'Grown Folks Stories': A Show For All Ages
By Allison Kelley in Arts & Entertainment on Sep 21, 2014 7:00PM
Cara Brigandi, host of storytelling series Grown Folks Stories, cuts right to the chase.
“People ask if they can bring their kids to the show and I say sure, when do you want to introduce them to the real world?,” Brigandi says. She calls Grown Folks Stories her baby and the audience her people. And after six years of running the series she remains truthful to its guiding tenets: No judging. No readings. No poetry. Simply storytelling.
Thursday’s show, inside of a packed jewelry store/juice bar/art gallery on Milwaukee Avenue, was electric. People brought lawn chairs and beers to Grown Folks Stories. They set up shop early and they talked and drank and hugged old friends. As a newcomer you get the feeling that everyone knows each other but you don’t ever feel unwelcome. In fact, the storefront venue, lends itself to passerby stopping in to check out the scene. You feel like you’ve stumbled into a backyard party where the guests swap stories you want to stick around for.
Around 8 p.m, after introductions, Brigandi stood at the front of the room and pulled out the name of the first reader of the night, her brother, George. George, and the rest of the readers, would have 5 minutes to tell an off-book story about anything they wanted. George talked about his recent revelatory moment being with a woman who could not have kids and how that made him realize he wanted to have a family. He had to break it off with the woman.
There were fifteen stories told over the course of 2 hours and they ran the gamut of emotions. Storyteller Katie Prout, who admitted she had lurked around the series for a year before finally throwing her name in the bucket, told a story about a chance phone call with a veteran. She thought of her own little brother who joined the navy and the stress of not knowing if he was safe. Though the man on the other end of the phone was a stranger, a customer returning a product, Katie began to cry in her customer support cubicle.

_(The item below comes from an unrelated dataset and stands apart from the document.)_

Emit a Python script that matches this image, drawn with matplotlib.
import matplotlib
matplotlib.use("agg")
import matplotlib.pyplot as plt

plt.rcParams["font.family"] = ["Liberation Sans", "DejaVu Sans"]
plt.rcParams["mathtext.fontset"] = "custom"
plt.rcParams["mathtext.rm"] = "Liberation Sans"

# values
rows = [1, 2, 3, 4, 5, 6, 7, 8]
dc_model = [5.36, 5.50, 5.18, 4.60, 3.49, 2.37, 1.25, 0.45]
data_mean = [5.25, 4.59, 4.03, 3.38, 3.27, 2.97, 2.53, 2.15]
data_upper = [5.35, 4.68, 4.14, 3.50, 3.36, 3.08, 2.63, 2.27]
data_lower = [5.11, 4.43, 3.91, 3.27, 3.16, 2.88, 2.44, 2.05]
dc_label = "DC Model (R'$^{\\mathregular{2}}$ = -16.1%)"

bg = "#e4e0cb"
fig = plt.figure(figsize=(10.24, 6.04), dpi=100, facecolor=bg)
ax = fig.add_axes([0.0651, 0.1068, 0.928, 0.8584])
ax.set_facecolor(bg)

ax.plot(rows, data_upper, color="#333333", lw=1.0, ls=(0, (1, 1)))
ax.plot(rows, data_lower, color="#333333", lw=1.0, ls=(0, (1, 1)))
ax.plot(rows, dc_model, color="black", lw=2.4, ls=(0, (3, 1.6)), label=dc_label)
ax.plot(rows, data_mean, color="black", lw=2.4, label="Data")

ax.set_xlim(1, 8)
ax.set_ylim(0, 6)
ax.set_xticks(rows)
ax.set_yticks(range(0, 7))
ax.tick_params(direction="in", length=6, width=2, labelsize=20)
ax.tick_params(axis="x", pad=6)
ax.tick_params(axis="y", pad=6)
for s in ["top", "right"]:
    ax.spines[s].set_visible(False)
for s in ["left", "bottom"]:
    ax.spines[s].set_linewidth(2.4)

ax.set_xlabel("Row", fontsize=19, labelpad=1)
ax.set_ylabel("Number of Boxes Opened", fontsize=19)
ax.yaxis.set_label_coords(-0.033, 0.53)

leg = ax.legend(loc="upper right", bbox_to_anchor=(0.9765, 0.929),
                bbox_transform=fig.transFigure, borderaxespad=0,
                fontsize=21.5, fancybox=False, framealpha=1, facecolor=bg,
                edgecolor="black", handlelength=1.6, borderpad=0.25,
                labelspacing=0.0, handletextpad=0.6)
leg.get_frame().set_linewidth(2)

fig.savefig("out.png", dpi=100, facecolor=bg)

Christian Rangel told the I’m-so-glad-that-was-you-and-not-me story about going for an STD test and mistakenly filling up the sample with semen, not urine. The audience got loud from laughter and audible screams of, “No!” Valentine Soposky shared a story about growing up in a religious community where divorce was vilified and her parents had to pretend to be together. She pulled out a pair of her keys and jangled them into the mike, imitating the sound of her terrifying dad who would announce his presence with a drawn out key jangle. This story was followed by a note from Brigandi: “1 in 4 women are victims of domestic abuse. Please, if you need a safe house, you can stay at my crib.” It’s what you would say to your loved ones, or an audience who has been with you for 6 years and who you consider family.

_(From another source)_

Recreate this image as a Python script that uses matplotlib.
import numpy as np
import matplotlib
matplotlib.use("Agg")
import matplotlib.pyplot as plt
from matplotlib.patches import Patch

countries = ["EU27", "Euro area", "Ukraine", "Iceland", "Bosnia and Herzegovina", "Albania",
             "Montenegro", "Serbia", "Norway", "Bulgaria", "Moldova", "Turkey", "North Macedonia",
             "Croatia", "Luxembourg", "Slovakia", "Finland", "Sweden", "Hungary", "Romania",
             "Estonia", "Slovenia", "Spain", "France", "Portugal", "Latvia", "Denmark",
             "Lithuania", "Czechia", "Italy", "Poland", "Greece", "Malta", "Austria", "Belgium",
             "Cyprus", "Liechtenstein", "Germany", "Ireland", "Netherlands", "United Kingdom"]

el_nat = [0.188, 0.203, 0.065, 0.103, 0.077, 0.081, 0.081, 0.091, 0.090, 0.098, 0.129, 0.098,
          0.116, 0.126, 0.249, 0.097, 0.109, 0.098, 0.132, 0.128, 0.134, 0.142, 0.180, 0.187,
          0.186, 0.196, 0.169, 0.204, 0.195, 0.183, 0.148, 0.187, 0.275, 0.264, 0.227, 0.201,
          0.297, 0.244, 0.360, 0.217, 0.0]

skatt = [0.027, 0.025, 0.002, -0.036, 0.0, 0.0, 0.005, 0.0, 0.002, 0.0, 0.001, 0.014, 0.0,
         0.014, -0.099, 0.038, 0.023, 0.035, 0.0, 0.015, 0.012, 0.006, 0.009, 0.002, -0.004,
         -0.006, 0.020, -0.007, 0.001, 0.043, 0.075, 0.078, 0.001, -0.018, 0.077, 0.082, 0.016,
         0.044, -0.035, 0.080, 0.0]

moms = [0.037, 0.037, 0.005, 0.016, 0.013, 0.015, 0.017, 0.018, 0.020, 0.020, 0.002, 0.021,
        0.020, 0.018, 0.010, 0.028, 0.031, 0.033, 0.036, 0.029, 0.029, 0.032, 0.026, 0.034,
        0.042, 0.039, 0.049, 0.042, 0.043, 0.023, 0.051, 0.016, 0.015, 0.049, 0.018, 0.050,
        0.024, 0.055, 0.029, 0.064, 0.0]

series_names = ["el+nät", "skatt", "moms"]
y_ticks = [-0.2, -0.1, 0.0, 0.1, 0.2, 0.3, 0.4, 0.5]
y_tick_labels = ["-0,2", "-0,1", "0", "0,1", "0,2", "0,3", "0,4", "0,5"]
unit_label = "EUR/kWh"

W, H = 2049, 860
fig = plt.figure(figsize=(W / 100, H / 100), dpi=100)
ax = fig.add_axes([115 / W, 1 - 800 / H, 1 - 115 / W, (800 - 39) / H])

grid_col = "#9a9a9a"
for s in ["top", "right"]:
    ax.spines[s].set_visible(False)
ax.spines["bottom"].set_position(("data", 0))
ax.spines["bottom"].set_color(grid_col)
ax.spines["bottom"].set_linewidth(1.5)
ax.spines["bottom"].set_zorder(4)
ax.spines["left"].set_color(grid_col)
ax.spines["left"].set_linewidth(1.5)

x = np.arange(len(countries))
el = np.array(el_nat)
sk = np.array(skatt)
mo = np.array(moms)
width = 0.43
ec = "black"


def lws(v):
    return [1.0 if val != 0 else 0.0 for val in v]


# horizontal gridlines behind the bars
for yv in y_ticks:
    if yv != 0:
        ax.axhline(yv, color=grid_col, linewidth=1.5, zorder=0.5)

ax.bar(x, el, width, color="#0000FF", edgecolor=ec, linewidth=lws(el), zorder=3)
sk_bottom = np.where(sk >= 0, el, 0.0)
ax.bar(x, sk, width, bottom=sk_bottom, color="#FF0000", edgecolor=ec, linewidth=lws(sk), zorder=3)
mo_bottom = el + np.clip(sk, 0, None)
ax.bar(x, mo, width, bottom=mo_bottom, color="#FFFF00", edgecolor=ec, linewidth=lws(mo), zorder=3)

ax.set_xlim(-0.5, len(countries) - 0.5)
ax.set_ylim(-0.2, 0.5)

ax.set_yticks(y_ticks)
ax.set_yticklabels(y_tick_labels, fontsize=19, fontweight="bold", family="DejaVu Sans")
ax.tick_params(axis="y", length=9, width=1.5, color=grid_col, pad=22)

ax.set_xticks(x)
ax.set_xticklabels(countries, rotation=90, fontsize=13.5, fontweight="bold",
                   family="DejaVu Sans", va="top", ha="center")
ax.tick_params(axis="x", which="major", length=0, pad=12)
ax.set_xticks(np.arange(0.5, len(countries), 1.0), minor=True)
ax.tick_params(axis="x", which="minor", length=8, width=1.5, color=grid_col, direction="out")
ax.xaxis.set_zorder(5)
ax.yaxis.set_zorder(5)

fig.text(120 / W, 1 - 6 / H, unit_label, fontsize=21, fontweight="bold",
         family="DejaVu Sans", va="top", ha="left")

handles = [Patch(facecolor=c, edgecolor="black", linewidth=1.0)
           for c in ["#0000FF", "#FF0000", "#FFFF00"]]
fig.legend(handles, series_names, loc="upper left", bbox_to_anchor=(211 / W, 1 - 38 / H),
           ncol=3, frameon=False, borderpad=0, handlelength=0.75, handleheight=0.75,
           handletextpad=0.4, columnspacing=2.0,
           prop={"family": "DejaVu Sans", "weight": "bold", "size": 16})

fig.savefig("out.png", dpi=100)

Just before 10 p.m., the crowd thinned out but there were still the diehards seated at the front, staying put until the last story was told. Patrick Hickey took the mike and used a benign story about losing his glasses to tell a deeper and darker story about growing up on the wrong side of the tracks. One night, blitzed out of his mind, he boarded the California Blue Line train and woke up at 4 a.m. outside, on the edges of the city.
He didn’t know how he got there but he realized he was near his childhood friend’s house. The friend had been stabbed to death at 19 years old, but his friend's mom still lived in the house and Patrick never consoled her when the murder first happened. Something that night told him he needed to get to her house to apologize and talk about the past.
With that type of tale being told, Grown Folks Stories is worth staying for.
Grown Folks Stories runs the third Thursday of every month at 8 p.m. at The Silver Room at 1442 N Milwaukee Avenue. Get there at 7:30 to grab one of the handful of provided seats or bring your own chair. BYOB.